INPUT MATERIAL ->
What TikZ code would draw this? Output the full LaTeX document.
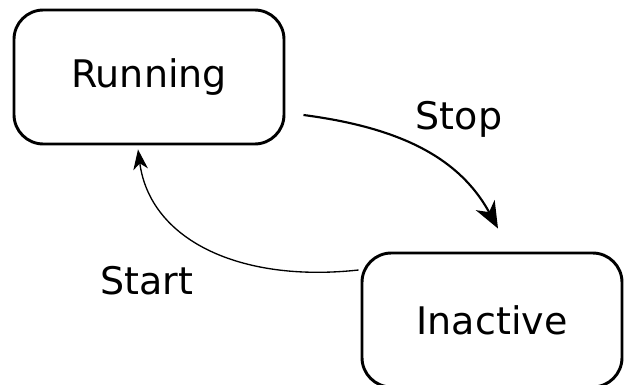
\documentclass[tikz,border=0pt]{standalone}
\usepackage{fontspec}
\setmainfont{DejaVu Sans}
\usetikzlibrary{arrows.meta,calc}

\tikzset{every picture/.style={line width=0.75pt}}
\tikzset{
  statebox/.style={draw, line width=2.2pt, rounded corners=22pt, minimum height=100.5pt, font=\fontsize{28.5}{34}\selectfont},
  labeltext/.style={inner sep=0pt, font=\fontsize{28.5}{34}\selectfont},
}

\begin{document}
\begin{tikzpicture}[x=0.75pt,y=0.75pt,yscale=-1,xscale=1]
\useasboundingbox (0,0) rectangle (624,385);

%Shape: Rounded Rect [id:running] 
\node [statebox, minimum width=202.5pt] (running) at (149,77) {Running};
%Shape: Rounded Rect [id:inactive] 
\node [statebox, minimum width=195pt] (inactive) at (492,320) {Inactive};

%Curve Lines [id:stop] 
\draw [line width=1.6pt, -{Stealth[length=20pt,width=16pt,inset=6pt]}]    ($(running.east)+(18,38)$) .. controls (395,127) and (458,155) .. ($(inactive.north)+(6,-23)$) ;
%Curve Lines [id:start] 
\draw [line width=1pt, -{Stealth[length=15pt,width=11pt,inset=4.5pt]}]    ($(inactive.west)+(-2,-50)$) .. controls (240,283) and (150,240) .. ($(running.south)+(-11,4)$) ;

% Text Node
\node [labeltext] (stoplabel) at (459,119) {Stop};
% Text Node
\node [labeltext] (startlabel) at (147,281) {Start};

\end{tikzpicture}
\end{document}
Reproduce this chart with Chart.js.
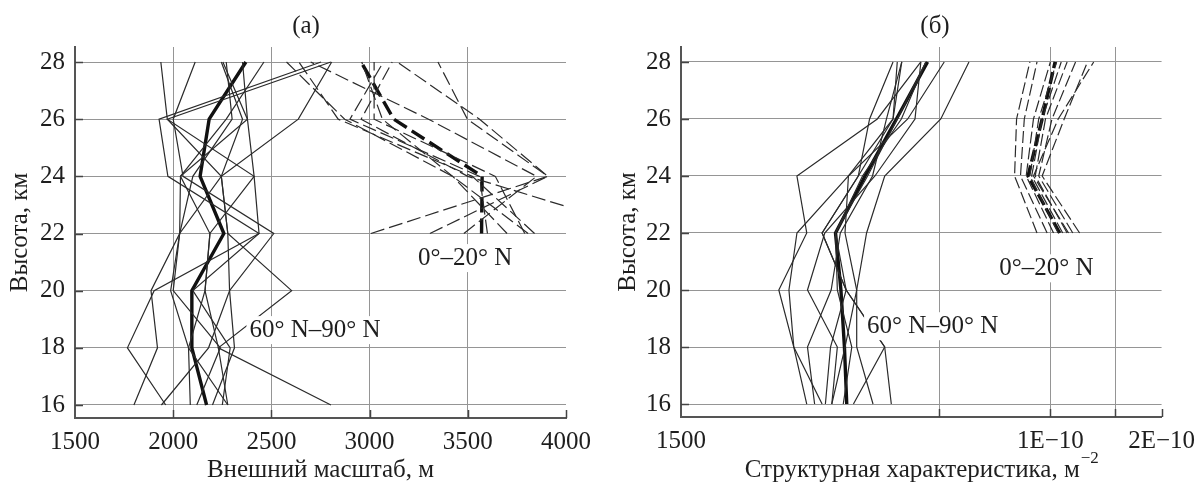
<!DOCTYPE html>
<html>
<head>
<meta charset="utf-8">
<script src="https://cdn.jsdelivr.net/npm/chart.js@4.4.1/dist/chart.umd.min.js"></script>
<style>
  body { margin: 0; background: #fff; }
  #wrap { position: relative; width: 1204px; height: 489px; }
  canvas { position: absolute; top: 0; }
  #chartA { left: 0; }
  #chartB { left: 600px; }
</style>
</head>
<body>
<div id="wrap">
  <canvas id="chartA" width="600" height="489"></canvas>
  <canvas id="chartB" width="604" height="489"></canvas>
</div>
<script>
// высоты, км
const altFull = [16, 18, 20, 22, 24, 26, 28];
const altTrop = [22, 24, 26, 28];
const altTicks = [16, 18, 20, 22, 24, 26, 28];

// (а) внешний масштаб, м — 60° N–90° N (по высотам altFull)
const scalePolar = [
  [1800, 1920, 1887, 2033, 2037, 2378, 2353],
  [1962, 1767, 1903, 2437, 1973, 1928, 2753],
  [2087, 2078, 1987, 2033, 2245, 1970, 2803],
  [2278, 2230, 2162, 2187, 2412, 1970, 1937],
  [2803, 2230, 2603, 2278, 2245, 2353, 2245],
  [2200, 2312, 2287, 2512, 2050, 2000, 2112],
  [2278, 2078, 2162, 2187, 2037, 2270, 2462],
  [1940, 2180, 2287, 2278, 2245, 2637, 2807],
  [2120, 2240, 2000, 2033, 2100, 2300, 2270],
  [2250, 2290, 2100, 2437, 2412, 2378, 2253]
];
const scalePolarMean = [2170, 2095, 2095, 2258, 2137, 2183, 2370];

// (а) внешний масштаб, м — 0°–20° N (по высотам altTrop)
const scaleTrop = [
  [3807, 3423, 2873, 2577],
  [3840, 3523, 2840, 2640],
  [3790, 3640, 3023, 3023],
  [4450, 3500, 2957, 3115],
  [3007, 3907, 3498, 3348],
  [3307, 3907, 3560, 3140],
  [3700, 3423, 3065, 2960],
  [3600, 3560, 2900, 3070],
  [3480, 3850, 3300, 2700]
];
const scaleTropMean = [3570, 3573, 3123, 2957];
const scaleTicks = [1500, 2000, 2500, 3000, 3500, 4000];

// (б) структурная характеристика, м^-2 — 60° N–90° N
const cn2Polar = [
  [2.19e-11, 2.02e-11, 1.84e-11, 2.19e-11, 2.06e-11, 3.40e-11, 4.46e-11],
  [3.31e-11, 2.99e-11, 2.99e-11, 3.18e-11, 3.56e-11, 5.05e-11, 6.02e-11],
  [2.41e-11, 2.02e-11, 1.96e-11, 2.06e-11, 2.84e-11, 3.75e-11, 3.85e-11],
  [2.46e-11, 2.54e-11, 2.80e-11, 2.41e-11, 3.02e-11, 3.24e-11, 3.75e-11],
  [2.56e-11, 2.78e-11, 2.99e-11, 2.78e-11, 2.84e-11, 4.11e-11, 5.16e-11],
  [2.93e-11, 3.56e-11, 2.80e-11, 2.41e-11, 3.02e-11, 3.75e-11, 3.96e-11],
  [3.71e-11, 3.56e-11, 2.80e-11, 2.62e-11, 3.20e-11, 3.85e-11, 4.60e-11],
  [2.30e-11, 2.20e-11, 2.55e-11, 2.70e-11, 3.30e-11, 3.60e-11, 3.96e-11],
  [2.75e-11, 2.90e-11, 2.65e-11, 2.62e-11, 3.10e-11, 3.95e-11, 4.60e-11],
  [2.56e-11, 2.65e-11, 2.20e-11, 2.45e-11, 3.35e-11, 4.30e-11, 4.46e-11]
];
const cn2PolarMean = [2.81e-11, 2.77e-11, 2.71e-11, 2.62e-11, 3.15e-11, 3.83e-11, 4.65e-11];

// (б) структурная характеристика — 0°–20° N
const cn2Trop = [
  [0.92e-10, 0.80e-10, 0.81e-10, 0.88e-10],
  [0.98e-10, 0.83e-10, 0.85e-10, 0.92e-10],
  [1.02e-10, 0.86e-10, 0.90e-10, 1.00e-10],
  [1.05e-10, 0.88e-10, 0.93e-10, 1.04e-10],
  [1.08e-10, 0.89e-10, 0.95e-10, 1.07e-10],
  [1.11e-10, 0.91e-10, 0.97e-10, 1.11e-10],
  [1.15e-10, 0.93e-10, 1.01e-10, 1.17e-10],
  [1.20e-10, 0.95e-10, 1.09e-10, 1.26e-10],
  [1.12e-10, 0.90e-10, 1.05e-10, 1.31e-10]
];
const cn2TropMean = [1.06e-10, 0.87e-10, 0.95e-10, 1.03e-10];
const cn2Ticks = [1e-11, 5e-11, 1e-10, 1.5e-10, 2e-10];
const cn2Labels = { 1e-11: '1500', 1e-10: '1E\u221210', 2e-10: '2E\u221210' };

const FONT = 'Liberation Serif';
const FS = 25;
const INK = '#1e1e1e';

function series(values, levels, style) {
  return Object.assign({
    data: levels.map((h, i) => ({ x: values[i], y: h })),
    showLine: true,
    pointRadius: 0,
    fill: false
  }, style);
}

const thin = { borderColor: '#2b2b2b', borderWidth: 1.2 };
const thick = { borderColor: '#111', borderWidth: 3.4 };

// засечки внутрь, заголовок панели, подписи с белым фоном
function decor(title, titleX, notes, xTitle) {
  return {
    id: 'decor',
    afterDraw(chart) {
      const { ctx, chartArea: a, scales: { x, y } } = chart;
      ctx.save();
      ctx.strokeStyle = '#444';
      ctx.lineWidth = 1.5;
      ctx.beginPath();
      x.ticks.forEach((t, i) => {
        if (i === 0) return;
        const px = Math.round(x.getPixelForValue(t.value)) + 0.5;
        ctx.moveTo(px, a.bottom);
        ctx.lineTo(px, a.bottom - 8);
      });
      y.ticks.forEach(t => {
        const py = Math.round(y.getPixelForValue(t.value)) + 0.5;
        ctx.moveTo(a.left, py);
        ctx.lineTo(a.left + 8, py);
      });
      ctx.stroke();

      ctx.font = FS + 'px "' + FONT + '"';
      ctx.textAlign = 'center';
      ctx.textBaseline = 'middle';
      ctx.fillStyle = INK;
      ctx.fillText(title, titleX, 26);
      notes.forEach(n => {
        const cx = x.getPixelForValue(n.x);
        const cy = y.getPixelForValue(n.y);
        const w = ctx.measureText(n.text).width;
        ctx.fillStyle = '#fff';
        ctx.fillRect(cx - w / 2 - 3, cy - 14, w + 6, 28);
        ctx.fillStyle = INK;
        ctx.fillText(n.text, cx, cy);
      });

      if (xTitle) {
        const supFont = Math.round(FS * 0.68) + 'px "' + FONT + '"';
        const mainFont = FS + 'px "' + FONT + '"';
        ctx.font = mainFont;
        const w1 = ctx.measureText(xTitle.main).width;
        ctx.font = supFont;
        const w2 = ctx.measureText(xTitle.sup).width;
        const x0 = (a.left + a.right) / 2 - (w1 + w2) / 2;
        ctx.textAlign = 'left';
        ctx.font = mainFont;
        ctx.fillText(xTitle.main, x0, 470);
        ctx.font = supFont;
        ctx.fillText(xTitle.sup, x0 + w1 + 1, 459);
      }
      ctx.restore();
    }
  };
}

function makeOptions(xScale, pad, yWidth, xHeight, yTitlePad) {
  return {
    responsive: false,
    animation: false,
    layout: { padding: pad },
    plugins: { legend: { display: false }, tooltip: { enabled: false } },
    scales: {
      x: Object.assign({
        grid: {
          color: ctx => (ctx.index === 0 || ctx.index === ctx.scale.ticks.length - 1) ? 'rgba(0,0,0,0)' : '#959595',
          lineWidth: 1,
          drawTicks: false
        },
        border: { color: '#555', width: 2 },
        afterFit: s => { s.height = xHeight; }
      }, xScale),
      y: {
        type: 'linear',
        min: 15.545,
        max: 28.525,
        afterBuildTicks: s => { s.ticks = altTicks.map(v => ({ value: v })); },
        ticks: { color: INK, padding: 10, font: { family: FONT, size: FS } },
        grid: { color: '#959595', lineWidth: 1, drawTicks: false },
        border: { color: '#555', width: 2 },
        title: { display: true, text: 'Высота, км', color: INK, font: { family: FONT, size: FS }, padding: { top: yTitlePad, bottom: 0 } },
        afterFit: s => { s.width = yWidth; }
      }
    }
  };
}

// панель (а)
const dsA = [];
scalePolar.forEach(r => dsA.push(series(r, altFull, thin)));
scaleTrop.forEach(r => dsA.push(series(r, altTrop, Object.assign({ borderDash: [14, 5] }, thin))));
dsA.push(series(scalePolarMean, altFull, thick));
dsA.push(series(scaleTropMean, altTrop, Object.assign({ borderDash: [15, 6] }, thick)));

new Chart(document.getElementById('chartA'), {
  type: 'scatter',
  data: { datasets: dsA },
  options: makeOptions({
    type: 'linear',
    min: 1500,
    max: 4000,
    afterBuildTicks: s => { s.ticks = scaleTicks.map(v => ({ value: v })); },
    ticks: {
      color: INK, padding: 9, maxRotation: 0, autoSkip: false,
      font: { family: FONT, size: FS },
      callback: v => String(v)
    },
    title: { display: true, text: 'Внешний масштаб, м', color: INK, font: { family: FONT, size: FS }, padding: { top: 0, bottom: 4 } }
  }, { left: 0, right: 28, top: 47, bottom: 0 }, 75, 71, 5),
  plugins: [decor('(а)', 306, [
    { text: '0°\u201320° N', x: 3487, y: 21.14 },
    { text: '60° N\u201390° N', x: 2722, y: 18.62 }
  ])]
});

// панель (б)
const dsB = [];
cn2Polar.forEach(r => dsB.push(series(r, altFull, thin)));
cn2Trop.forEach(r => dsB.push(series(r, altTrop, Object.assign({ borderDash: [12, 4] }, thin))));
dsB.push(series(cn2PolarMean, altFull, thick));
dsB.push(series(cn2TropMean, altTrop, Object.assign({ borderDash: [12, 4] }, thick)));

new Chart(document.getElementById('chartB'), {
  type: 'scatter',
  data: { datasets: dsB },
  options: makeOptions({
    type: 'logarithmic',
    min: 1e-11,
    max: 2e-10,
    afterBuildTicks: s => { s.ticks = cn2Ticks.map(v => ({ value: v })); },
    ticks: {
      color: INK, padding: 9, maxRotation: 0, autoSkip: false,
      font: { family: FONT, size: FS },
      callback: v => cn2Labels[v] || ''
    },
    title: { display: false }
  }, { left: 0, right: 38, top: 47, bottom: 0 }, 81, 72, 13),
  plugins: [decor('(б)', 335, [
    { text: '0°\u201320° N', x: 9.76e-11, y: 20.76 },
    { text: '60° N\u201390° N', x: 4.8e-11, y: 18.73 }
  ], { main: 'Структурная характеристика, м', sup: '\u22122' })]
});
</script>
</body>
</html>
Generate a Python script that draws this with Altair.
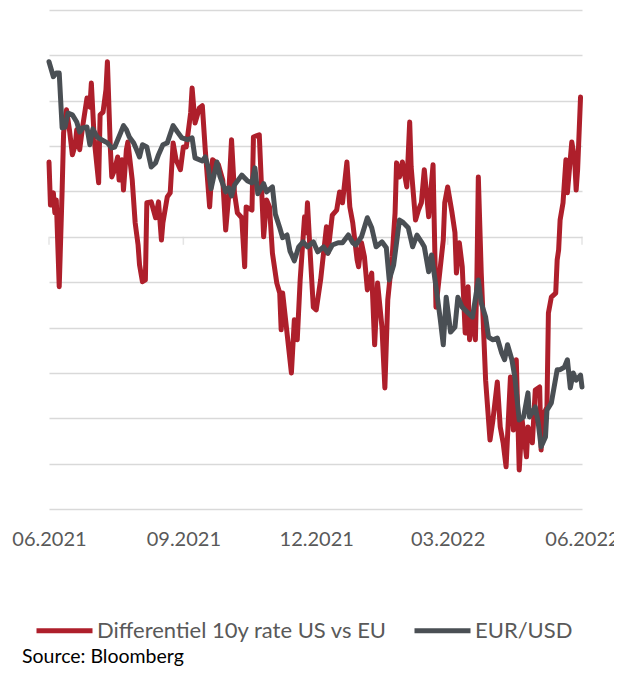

DIRECTIONS FOR THIS TASK -> Copy out exactly the material that runs from the line with "Reproduce this chart with Chart.js." to the line with "const altTicks = [16, 18, 20, 22, 24, 26, 28];", ends included, and leave the pictures behind.

SOLVED EXERCISE ->
Reproduce this chart with Chart.js.
<!DOCTYPE html>
<html>
<head>
<meta charset="utf-8">
<script src="https://cdn.jsdelivr.net/npm/chart.js@4.4.1/dist/chart.umd.min.js"></script>
<style>
  body { margin: 0; background: #fff; }
  #wrap { position: relative; width: 1204px; height: 489px; }
  canvas { position: absolute; top: 0; }
  #chartA { left: 0; }
  #chartB { left: 600px; }
</style>
</head>
<body>
<div id="wrap">
  <canvas id="chartA" width="600" height="489"></canvas>
  <canvas id="chartB" width="604" height="489"></canvas>
</div>
<script>
// высоты, км
const altFull = [16, 18, 20, 22, 24, 26, 28];
const altTrop = [22, 24, 26, 28];
const altTicks = [16, 18, 20, 22, 24, 26, 28];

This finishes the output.